Like absinthe, Ojen can be prepared a la louche, which is the cloudy, lavender state that occurs when you combine it with water. Mixing it with Peychaud’s bitters, as in the classic cocktail, gives it a lovely pale pink color, making it the perfect drink for Mardi Gras as we close out winter and get ready to welcome spring.
A 2020 Food & Wine Magazine article compares the flavor profile of Ojen as in “the same range as sambuca, ouzo, and arak, so any cocktail you would make with those liqueurs is a good candidate for swapping in Ojen.” Other New Orleans establishments, such as Cure, have created their own twist on the traditional Mardi Gras cocktail, including the frothy Ojen Frappe.
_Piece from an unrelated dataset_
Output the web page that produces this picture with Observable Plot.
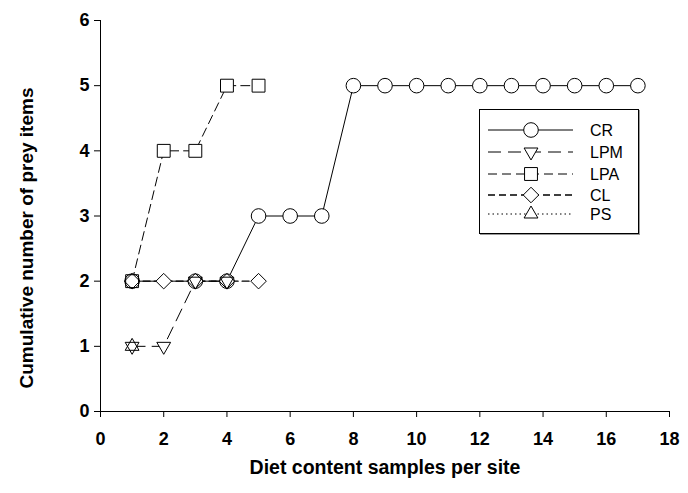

A dash of absinthe adds a bit of rock and roll to a classy gin & tonic, and I think the sweetness of Ojen might make for an intriguing take on that classic.
An absinthe rinse is an easy way to add unique flavor and aroma to a cocktail without necessarily adding alcohol content. You can easily switch out absinthe for Ojen. A popular drink for an absinthe rinse is a French 75, but in this case, an Ojen rinse would complement nicely.
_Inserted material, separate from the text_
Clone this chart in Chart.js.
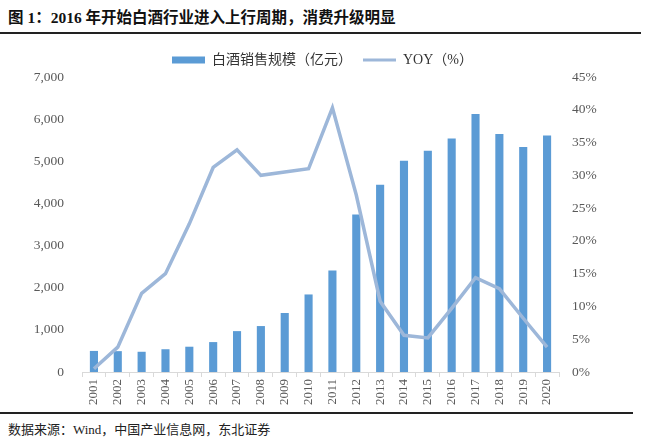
<!DOCTYPE html>
<html><head><meta charset="utf-8">
<script src="https://cdn.jsdelivr.net/npm/chart.js@4/dist/chart.umd.min.js"></script>
<style>
html,body{margin:0;padding:0;background:#fff;width:645px;height:447px;overflow:hidden;position:relative;}
#title{position:absolute;left:8px;top:5px;font-family:"Liberation Serif","Noto Sans CJK SC",serif;font-weight:bold;font-size:15.5px;color:#111;white-space:nowrap;}
#hl1{position:absolute;left:0;top:32px;width:641px;height:1.5px;background:#222;}
#hl2{position:absolute;left:0;top:412px;width:633px;height:1.5px;background:#222;}
#src{position:absolute;left:8px;top:419px;font-family:"Liberation Serif","Noto Sans CJK SC",serif;font-size:13px;color:#222;white-space:nowrap;}
#wrap{position:absolute;left:0;top:40px;width:645px;height:370px;}
</style></head><body>
<div id="title">图 1：2016 年开始白酒行业进入上行周期，消费升级明显</div>
<div id="hl1"></div>
<div id="wrap"><canvas id="c"></canvas></div>
<div id="hl2"></div>
<div id="src">数据来源：Wind，中国产业信息网，东北证券</div>
<script>
const years = ['2001','2002','2003','2004','2005','2006','2007','2008','2009','2010','2011','2012','2013','2014','2015','2016','2017','2018','2019','2020'];
const salesScale = [500,495,480,540,600,710,970,1090,1400,1840,2410,3735,4445,5010,5250,5540,6120,5650,5340,5610];
const yoyPct = [0.5,3.8,12,15,22.6,31.2,33.9,30,30.5,31,40.3,27,10.8,5.6,5.2,9.7,14.4,12.7,8.2,3.8];
const leftTicks = [0,1000,2000,3000,4000,5000,6000,7000];
const rightTicks = [0,5,10,15,20,25,30,35,40,45];
const seriesNames = ['白酒销售规模（亿元）','YOY（%）'];

const serif = '"Liberation Serif","Noto Sans CJK SC",serif';
new Chart(document.getElementById('c'), {
  data: {
    labels: years,
    datasets: [
      {type:'line', label: seriesNames[1], data: yoyPct, yAxisID:'y1', borderColor:'#9DB7D9', backgroundColor:'#9DB7D9', borderWidth:3.5, pointRadius:0, tension:0, order:0},
      {type:'bar', label: seriesNames[0], data: salesScale, yAxisID:'y', backgroundColor:'#5B9BD5', barPercentage:0.34, categoryPercentage:1, order:1}
    ]
  },
  options: {
    responsive:true, maintainAspectRatio:false, animation:false,
    layout:{padding:{left:0,right:0,top:2,bottom:0}},
    plugins:{
      tooltip:{enabled:false},
      legend:{
        position:'top',
        reverse:true,
        labels:{
          usePointStyle:true, pointStyleWidth:33, boxHeight:7,
          font:{family:serif,size:14}, color:'#333', padding:11,
          generateLabels(chart){
            return chart.data.datasets.map((ds,i)=>({
              text: ds.label, fillStyle: ds.type==='bar'?ds.backgroundColor:ds.borderColor,
              strokeStyle: ds.type==='bar'?ds.backgroundColor:ds.borderColor,
              lineWidth: ds.type==='bar'?0:3, pointStyle: ds.type==='bar'?'rect':'line',
              datasetIndex:i, hidden:false, fontColor:'#333'
            }));
          }
        }
      }
    },
    scales:{
      x:{
        offset:true,
        grid:{offset:true, drawOnChartArea:false, drawTicks:true, tickLength:5, color:'#D9D9D9'},
        border:{display:true,color:'#D9D9D9'},
        ticks:{maxRotation:90,minRotation:90,color:'#595959',font:{family:serif,size:13},padding:2},
        afterFit(s){ s.height = 38; }
      },
      y:{
        position:'left', min:0, max:7000,
        afterBuildTicks(s){ s.ticks = leftTicks.map(v=>({value:v})); },
        grid:{display:false}, border:{display:false},
        ticks:{color:'#595959',font:{family:serif,size:13.5},padding:10, callback:v=>v.toLocaleString('en-US')},
        afterFit(s){ s.width = 82; }
      },
      y1:{
        position:'right', min:0, max:45,
        afterBuildTicks(s){ s.ticks = rightTicks.map(v=>({value:v})); },
        grid:{display:false}, border:{display:false},
        ticks:{color:'#595959',font:{family:serif,size:13.5},padding:5, callback:v=>v+'%'},
        afterFit(s){ s.width = 86; }
      }
    }
  }
});
</script>
</body></html>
A simple way to add a rinse is to just chill a glass with ice (or use a pre-chilled glass). Once the glass is cold, swish or slow-roll your favorite anise-based liqueur until it coats the glass. You only want to use a little bit, because you’re then going to dump it out. From there, mix the drink as you normally would. No matter how you do it, you are adding additional nose and character to your cocktail, and yes, maybe just a bit of kick. Given the opportunity, there is quite a rabbit hole to go down, following the flavor profile and sweetness from Ojen and matching it with the botanicals in various gins.
Fun Facts about Ojen:
- Pablo Picasso,featured Ojen in two of his paintings - the 1912 Spanish Still Life and the 1915 Bottle of Anis del Mono
- Ojen is famously featured in Ernest Hemingway’s 1937 novel, To Have and To Have Not, in which protagonist Arthur Gordon knocks back three glasses of Ojen in a Havana gambling room.
- In the 1950s, at the famous Roosevelt Hotel in New Orleans, you could order an Ojen Cocktail for 70 cents!